The answer requires rethinking what you measure and how. Aggregate metrics, cohort analysis, server-side event tracking, and user research (with consent) can provide the insights needed without recording every click, scroll, and session of every individual user. See Measuring Product Success Without Surveilling Users for practical implementation approaches.
AI and Data Protection
If your product uses artificial intelligence — machine learning models, natural language processing, recommendation systems — there are additional data protection considerations:
- Training data: What personal data was used to train the model? Was there a legal basis for that use? Was the data subject informed?
- Automated decision-making: The NDPA gives data subjects the right not to be subject to decisions based solely on automated processing that produce significant effects. This applies directly to credit scoring, automated eligibility determination, and similar use cases.
- Explainability: Where automated decisions affect data subjects, they have the right to an explanation of the logic involved.
These requirements are evolving, and the intersection of AI regulation and data protection is an area of active development both in Nigeria and globally. For guidance on responsible AI implementation, see Ethical AI for Nigerian Businesses.
A Compliance Implementation Roadmap
For companies starting from zero — or from a partial compliance position — here is a practical sequencing.
Phase 1: Foundation (Weeks 1–4)
- Appoint a compliance lead — internal DPO, external DPCO, or designated senior staff
- Conduct a data inventory — what personal data do you hold, where, why, under what legal basis
- Draft or update privacy policy and data processing notices — reflecting your actual practices
- Review consent mechanisms — are they compliant with NDPA requirements
- Register with the NDPC if you meet the threshold
Phase 2: Risk Assessment (Weeks 5–8)
- Conduct DPIAs for high-risk processing activities
- Review cross-border data transfers — identify where data goes, assess legal mechanisms
- Assess third-party processors — are data processing agreements in place
- Document your breach response plan — roles, escalation, communication templates
Phase 3: Technical Implementation (Weeks 9–16)

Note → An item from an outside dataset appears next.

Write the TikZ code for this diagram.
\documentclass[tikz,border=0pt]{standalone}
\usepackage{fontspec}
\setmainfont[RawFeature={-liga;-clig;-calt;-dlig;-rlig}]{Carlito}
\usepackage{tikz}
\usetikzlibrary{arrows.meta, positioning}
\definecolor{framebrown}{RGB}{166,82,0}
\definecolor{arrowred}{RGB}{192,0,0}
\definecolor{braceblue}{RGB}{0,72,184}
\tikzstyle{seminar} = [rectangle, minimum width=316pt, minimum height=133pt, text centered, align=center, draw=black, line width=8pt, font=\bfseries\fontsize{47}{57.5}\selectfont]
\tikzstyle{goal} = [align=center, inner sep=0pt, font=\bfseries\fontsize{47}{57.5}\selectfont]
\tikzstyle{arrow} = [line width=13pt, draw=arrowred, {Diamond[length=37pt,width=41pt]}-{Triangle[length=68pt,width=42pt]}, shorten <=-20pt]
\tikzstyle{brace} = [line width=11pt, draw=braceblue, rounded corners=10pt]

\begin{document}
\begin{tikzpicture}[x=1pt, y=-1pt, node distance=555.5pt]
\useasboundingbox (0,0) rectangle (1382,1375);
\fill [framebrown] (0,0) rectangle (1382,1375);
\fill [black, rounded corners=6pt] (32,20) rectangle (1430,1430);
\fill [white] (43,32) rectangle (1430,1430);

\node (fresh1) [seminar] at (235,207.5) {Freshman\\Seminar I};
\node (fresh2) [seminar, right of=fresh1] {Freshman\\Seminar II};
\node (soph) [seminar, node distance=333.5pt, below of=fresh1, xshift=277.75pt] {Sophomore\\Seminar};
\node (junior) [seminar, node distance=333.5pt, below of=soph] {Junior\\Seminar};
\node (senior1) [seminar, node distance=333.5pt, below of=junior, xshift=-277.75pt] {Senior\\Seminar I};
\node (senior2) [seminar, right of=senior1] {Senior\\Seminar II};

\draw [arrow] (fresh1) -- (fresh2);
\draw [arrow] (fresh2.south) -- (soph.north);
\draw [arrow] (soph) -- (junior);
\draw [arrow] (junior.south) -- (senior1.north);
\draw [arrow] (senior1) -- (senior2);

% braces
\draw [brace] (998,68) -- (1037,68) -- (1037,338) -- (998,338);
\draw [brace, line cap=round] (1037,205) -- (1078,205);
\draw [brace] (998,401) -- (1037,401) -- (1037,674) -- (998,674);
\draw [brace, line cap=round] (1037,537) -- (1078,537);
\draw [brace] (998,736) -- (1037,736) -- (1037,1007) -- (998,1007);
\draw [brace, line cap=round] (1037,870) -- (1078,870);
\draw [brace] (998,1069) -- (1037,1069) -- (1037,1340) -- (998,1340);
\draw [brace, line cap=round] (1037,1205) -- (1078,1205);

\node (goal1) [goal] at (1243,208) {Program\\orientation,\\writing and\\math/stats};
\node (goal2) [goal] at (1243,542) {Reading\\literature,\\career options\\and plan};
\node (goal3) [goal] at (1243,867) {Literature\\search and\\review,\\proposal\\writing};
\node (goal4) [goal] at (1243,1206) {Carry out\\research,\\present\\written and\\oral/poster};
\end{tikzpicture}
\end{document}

- Implement consent management — recording, versioning, withdrawal
- Build data subject rights capability — access, rectification, deletion, portability
- Review and remediate access controls — RBAC, audit logging, encryption
- Implement or switch to privacy-first analytics — removing unnecessary tracking
- Implement data retention enforcement — automated deletion per retention schedule
Phase 4: Audit and Ongoing (Weeks 17+)
- Engage a licensed DPCO for your annual data protection audit
- File the audit report with the NDPC
- Establish a review cycle — quarterly review of compliance posture, annual audit, DPIA reviews when processing changes
- Train staff — data protection awareness is not a one-time event
This roadmap is indicative. The specific sequence and timeline depend on the size of the organisation, the complexity of its data processing, and its current compliance posture. The important principle is that compliance is a continuous process — not a project with a completion date.
Common Mistakes
From our work with Nigerian companies across sectors, these are the most frequent compliance failures we see:
Copying a privacy policy template: A privacy policy that does not describe your actual data practices is not compliant. It also does not protect you — in a regulatory investigation, the regulator will compare what your policy says to what you actually do.

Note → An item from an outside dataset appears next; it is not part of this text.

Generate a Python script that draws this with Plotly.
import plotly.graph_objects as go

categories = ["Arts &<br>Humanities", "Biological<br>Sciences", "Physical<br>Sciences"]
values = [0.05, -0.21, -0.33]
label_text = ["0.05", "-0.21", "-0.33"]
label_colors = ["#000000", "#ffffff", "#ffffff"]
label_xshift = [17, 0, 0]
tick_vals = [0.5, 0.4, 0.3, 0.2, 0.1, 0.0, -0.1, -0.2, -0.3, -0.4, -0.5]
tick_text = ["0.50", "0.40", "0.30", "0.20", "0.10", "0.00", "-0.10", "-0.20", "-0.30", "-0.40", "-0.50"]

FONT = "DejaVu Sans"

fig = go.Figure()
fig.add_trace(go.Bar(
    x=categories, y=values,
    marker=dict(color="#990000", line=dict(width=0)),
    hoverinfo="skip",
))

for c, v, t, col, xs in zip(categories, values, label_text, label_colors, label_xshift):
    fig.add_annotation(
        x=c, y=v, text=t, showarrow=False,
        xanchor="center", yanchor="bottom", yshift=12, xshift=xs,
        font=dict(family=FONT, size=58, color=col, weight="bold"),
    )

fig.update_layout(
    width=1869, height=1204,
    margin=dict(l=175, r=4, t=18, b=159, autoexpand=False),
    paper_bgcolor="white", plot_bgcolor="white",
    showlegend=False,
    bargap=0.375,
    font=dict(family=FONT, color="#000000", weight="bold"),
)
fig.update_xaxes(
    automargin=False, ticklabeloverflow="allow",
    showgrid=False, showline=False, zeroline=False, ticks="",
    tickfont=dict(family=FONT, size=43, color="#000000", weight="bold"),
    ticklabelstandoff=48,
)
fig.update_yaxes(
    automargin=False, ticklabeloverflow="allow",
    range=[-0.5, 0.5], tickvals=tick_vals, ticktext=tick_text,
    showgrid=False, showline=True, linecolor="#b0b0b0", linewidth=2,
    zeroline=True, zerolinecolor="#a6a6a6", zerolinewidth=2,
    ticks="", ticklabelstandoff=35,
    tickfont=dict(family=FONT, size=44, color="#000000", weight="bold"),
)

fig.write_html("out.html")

Treating consent as a checkbox: Consent under the NDPA must be freely given, specific, informed, and unambiguous. A pre-ticked checkbox, a bundled consent for all purposes, or consent that is required for service access (when the processing is not necessary for the service) is not valid consent.
No breach response plan: The 72-hour notification deadline starts when you become aware of the breach. If your first action after discovering a breach is to figure out who to call and what to do, you will not meet the deadline.
Ignoring cross-border transfers: If you use AWS, Google Cloud, or Azure in a non-Nigerian region — if you use Mailchimp, HubSpot, Intercom, or any SaaS tool that stores data outside Nigeria — you are conducting cross-border transfers. Each one needs a legal mechanism.
No data retention schedule: "We keep everything" is not a data retention policy. It is a compliance violation and a breach liability — you cannot lose data you do not hold.
Failing to update compliance when the product changes: A new feature that collects new data, a new integration that shares data with a new processor, a new market that brings new users — each of these can change your compliance requirements. Compliance review should be part of the product development process.
The Cost of Non-Compliance vs. Compliance
The maximum fine under the NDPA for data controllers is ₦10 million or 2% of annual gross revenue, whichever is higher. For data processors, it is ₦5 million or 2% of annual gross revenue.
But the fine is rarely the largest cost. The real costs of non-compliance are:
- Lost enterprise deals: A single failed vendor qualification that costs a ₦50M contract dwarfs the cost of compliance
- Remediation under pressure: Building compliance infrastructure during a regulatory investigation or after a breach — under time pressure, with legal costs, under scrutiny — is three to five times more expensive than building it proactively
- Reputational damage: A publicised breach or regulatory action affects customer trust and partnership willingness
- Investor impact: Non-compliance discovered during due diligence can reduce valuation, delay rounds, or terminate conversations
By contrast, the cost of proactive compliance for a typical Nigerian technology company — NDPC registration, privacy policy drafting, consent management implementation, annual audit — is a fraction of one major deal or one remediation exercise. It is not free, but it is an investment with quantifiable returns.
Conclusion
Nigerian data protection compliance is no longer optional, aspirational, or theoretical. The NDPA is law. The NDPC is operational. Enforcement is increasing. Enterprise buyers are requiring it. International partners expect it.
The companies that treat compliance as a foundation — not an afterthought — are the ones winning enterprise deals, closing international partnerships, passing investor due diligence, and building the kind of trust that compounds into long-term customer relationships.
If you are starting from zero, start with the foundation phase above. If you are partially compliant, conduct a gap analysis against the requirements in this guide. If you are building a new product, build compliance into the architecture from day one — it is dramatically cheaper than retrofitting it later.
At Ekfix, we build compliance into the software we develop. Not because it is required — although it is — but because it is the right foundation for software that will scale, that will pass procurement, that will cross borders, and that will earn the trust of the people whose data it handles.
This guide reflects the Nigerian data protection framework as of February 2026. Data protection regulation is evolving — the NDPC continues to issue guidance and the regulatory framework is maturing. We will update this guide as significant changes occur. For specific legal obligations, consult a qualified data protection professional.